Jadi kesimpulannya, tidak perlu ada
penyesalan jika kita dilahirkan di zaman yang “katanya” sudah akhir zaman,
banyak kekacauan, kerusakan, kesesatan, dan maksiat merajalela. Yang penting,
kita tetap berusaha berbuat baik dan bermanfaat dengan memegang tali agama
Allah swt, Islam dengan erat. Yang permisalannya bukan lagi dipegang, namun
digigit, dicengkeram dengan gigi geraham. Mengenai perbedaan yang ada, tidak
perlu diributkan lagi, usahakan slalu berijtihad dengan pendapat ‘Ulama-‘ulama
yang kompatible yang menurut kita paling benar. Taati dan jangan lupa untuk
selalu meminta petunjuk kepada Allah swt agar tidak tersesat dalam mengambil
langkah dan keputusan. Serta jangan juga mudah menyalahkan dan memusuhi pendapat
yang berbeda dengan kita. Smoga Allah swt selalu membimbing kita ke jalan yang
lurus, jalan yang benar dan diRidhoi utk mencapai surga-Nya. Aamiin
Mengenai ingin berjuang/jihad, kalau
di zaman Rasul mereka berjuang dengan pedang ya karena waktu itu lawannya juga
memakai pedang. Nah sekarang, lawan kita sudah memakai socmed, gaya trend
modern ala barat, globalisasi, dan cara2 lain yang tujuannya utk menyesatkan
Umat Islam. Yah kita lawan sebaliknya, gunakan socmed yang kita punya utk
berlomba-lomba menginspirasi orang lain berbuat baik dan benar sesuai tuntunan
Agama. Karena seperti kita tahu, setiap kita menginspirasi orang berbuat baik,
kita akan mendapatkan pahalanya juga, dengan tidak mengurangi pahala orang
itu sendiri. Maka sering2lah menginspirasi
orang berbuat baik, karena kita tidak akan pernah tahu, amalan baik apa yang
bisa mendatangkan rahmat Allah swt dan mengantarkan ke surga-Nya.

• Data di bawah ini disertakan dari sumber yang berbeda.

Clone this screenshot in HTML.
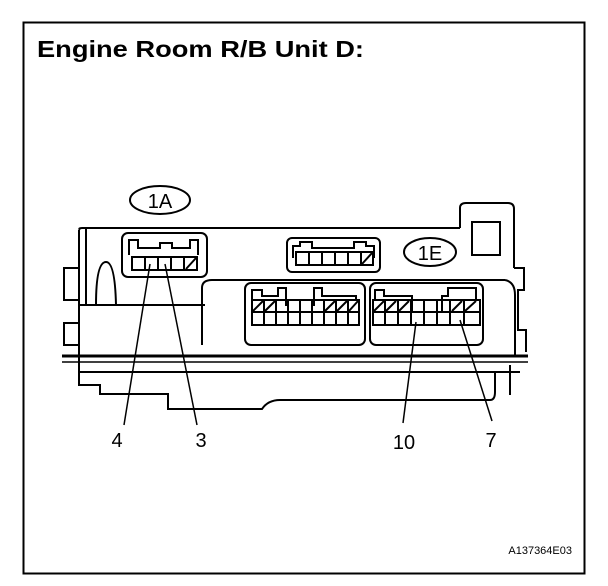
<!DOCTYPE html>
<html><head><style>
html,body{margin:0;padding:0;background:#fff;}
svg{display:block;}
text{font-family:"Liberation Sans",Arial,sans-serif;fill:#000;}
</style></head><body>
<svg width="608" height="586" viewBox="0 0 608 586" xmlns="http://www.w3.org/2000/svg">
<rect x="23.5" y="22.5" width="561" height="551" fill="none" stroke="#000" stroke-width="2"/>
<text x="37" y="57" font-size="23" font-weight="bold" textLength="327" lengthAdjust="spacingAndGlyphs">Engine Room R/B Unit D:</text>
<g fill="none" stroke="#000" stroke-width="2">
<ellipse cx="160" cy="200" rx="30" ry="14"/>
<path d="M80 230 Q78 228 82 228 L460 228"/>
<path d="M79 230 L79 372"/>
<path d="M86 229 L86 305"/>
<path d="M79 268 L64 268 L64 300 L79 300"/>
<path d="M79 323 L64 323 L64 345 L79 345"/>
<path d="M96 305 Q96 262 106 262 Q115 262 116 305"/>
<path d="M80 305 L205 305"/>
<path d="M202 345 L202 288 Q202 280 212 280 L505 280"/>
<path d="M505 280 Q515 282 515 295 L515 355"/>
<path d="M460 228 L460 208 Q460 203 466 203 L508 203 Q514 203 514 209 L514 268"/>
<rect x="472" y="222" width="28" height="33"/>
<path d="M514 268 L524 268 L524 290 L518 290 L518 330 L526 330 L526 352"/>
<path d="M62 356 L528 356" stroke-width="3"/>
<path d="M62 362 L528 362" stroke-width="1.5"/>
<path d="M79 372 L520 372"/>
<path d="M79 372 L79 385 L100 385 L100 394 L168 394 L168 409 L262 409 Q268 400 280 400 L490 400 Q495 400 495 392 L495 372"/>
<path d="M510 365 L510 395"/>
<rect x="122" y="233" width="85" height="44" rx="6"/>
<path d="M129 255 L129 240 L138 240 L138 248 L160 248 L160 243 L172 243 L172 248 L190 248 L190 240 L198 240 L198 255"/>
<rect x="132" y="257" width="65" height="13"/>
<path d="M145 257 L145 270 M158 257 L158 270 M171 257 L171 270 M184 257 L184 270 M186 269 L196 258"/>
<rect x="287" y="238" width="93" height="34" rx="5"/>
<path d="M293 258 L293 246 L300 246 L300 242 L312 242 L312 248 L354 248 L354 242 L366 242 L366 246 L374 246 L374 258"/>
<rect x="296" y="252" width="77" height="13"/>
<path d="M309 252 L309 265 M322 252 L322 265 M335 252 L335 265 M348 252 L348 265 M361 252 L361 265 M362 264 L372 253"/>
<ellipse cx="430" cy="252" rx="26" ry="14"/>
<rect x="245" y="283" width="120" height="62" rx="6"/>
<path d="M252 300 L252 290 L262 290 L262 296 L278 296 L278 288 L286 288 L286 306 M314 306 L314 288 L322 288 L322 296 L356 296 L356 300"/>
<rect x="252" y="300" width="107" height="25"/>
<path d="M252 312 L359 312 M264 300 L264 325 M276 300 L276 325 M288 300 L288 325 M300 300 L300 325 M312 300 L312 325 M324 300 L324 325 M336 300 L336 325 M348 300 L348 325"/>
<path d="M253 311 L263 301 M265 311 L275 301 M325 311 L335 301 M337 311 L347 301 M349 311 L358 301"/>
<rect x="370" y="283" width="113" height="62" rx="6"/>
<path d="M375 300 L375 290 L384 290 L384 296 L412 296 L412 312 M442 312 L442 296 L448 296 L448 288 L476 288 L476 300"/>
<rect x="373" y="300" width="107" height="25"/>
<path d="M373 312 L480 312 M385 300 L385 325 M398 300 L398 325 M411 300 L411 325 M424 300 L424 325 M437 300 L437 325 M450 300 L450 325 M464 300 L464 325"/>
<path d="M374 311 L384 301 M386 311 L396 301 M399 311 L409 301 M452 311 L462 301 M465 311 L476 301"/>
<path d="M150 264 L124 425" stroke-width="1.5"/>
<path d="M165 264 L197 425" stroke-width="1.5"/>
<path d="M416 322 L403 423" stroke-width="1.5"/>
<path d="M460 320 L492 421" stroke-width="1.5"/>
</g>
<text x="160" y="208" font-size="20" text-anchor="middle">1A</text>
<text x="430" y="260" font-size="20" text-anchor="middle">1E</text>
<text x="117" y="447" font-size="20" text-anchor="middle">4</text>
<text x="201" y="447" font-size="20" text-anchor="middle">3</text>
<text x="404" y="449" font-size="20" text-anchor="middle">10</text>
<text x="491" y="447" font-size="20" text-anchor="middle">7</text>
<text x="572" y="554" font-size="11" text-anchor="end">A137364E03</text>
</svg>
</body></html>
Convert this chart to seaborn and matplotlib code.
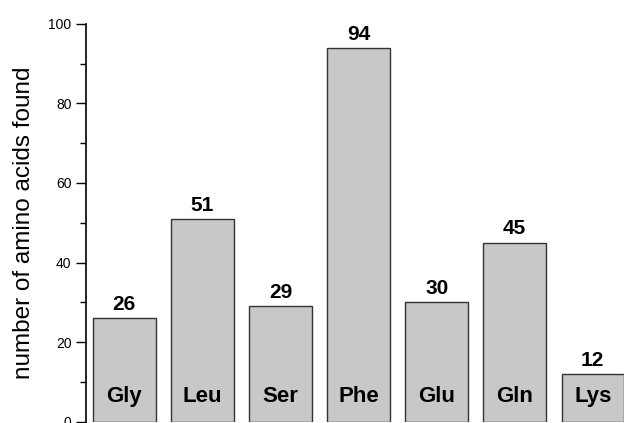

Begitu pula sebaliknya, jangan
sekali-kali menginspirasi orang lain utk berbuat jelek atau perbuatan dosa. Contohnya dengan
berbangga telah melakukan dosa ini itu, mengajak maksiat, dan tentunya
memamerkan aurat atau aib kita yang sebenarnya harus kita syukuri tidak
diperlihatkan oleh Allah swt. Alasannya simple, menanggung dosa sendiri saja
kita belum tentu mampu, apalagi menanggung dosa orang lain? hehehe ;)
Wallahua’lam. Jika ada kesalahan
mohon dikoreksi, dan kesempurnaan hanya milik Allah swt.